Parte de su mensaje de santidad lo encontramos en el inicio
de su Evangelio, en donde describe a Jesús como al Hombre-Dios, es decir, como
a Dios, hecho hombre perfecto, sin dejar de ser Dios. En efecto, el
Evangelista, que se eleva a las alturas de lo sobrenatural para contemplar a
ese Sol de justicia que es Dios Uno y Trino, así como el águila se eleva hacia
el cielo mirando fijamente al sol, describe a Jesús como “el Verbo” y lo
describe como Dios, porque estaba junto a Dios y lo describe también como la
Vida –la vida divina de Dios Trinidad- y como la Luz de los hombres, porque en
verdad Dios, en su Acto de Ser purísimo y perfectísimo, es Luz eterna y Vida
divina. Para el Evangelista Juan Jesús, entonces, es Dios, es el Verbo de Dios,
la Sabiduría de Dios, la Palabra de Dios eternamente pronunciada y es un Verbo que
es Vida y que es Luz divina y eterna. Pero el Evangelista Juan también describe
a Jesús desde el punto de vista terreno o humano, así como el águila, que está
en las alturas, ve al cordero que está abajo, en la tierra, para dirigirse
hacia él. El Evangelista Juan dice que “el Verbo se hizo carne”, es decir, el
Verbo Eterno del Padre se encarnó –en el seno virginal de María Santísima- y “puso
su morada” entre los hombres, porque al encarnarse, tomó el nombre de “Emanuel”,
es decir, Dios con nosotros.

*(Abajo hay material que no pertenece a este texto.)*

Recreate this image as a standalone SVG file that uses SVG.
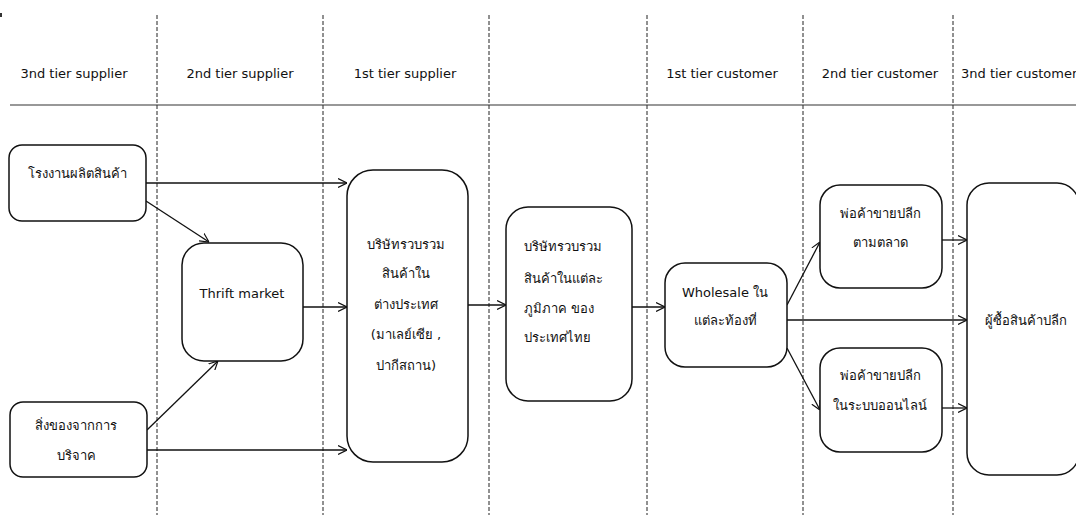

Entonces, así como el águila, por un lado, remonta
vuelo hacia el sol y lo contempla fijamente, pero al mismo tiempo puede ver al
cordero que está abajo en la tierra, así el Evangelista Juan, elevándose por
obra del Espíritu Santo, contempla al Sol de justicia, Cristo Jesús, como Verbo
del Padre, que es Dios y que está junto al Padre, junto a Dios, pero también lo
contempla como Cordero de Dios, es decir, como Dios Hijo encarnado para nuestra salvación. “El
Verbo era Dios (…) el Verbo se hizo carne y habitó entre nosotros (…) el Verbo
era la Vida (…) el Verbo era la Luz que ilumina a todo hombre”. Por último, el
Evangelista Juan describe al Verbo, además de Luz y de Vida, como Amor: “Dios
es Amor”. Junto al Evangelista Juan, contemplemos al Verbo de Dios encarnado,
que prolonga su Encarnación en la Eucaristía, en el Santísimo Sacramento del
altar y junto al Evangelista, nos postremos ante el Verbo de Dios encarnado que
está en la Eucaristía y lo adoremos y lo amemos con todas las fuerzas de las
que seamos capaces, para seguir adorándolo y amándolo por la eternidad.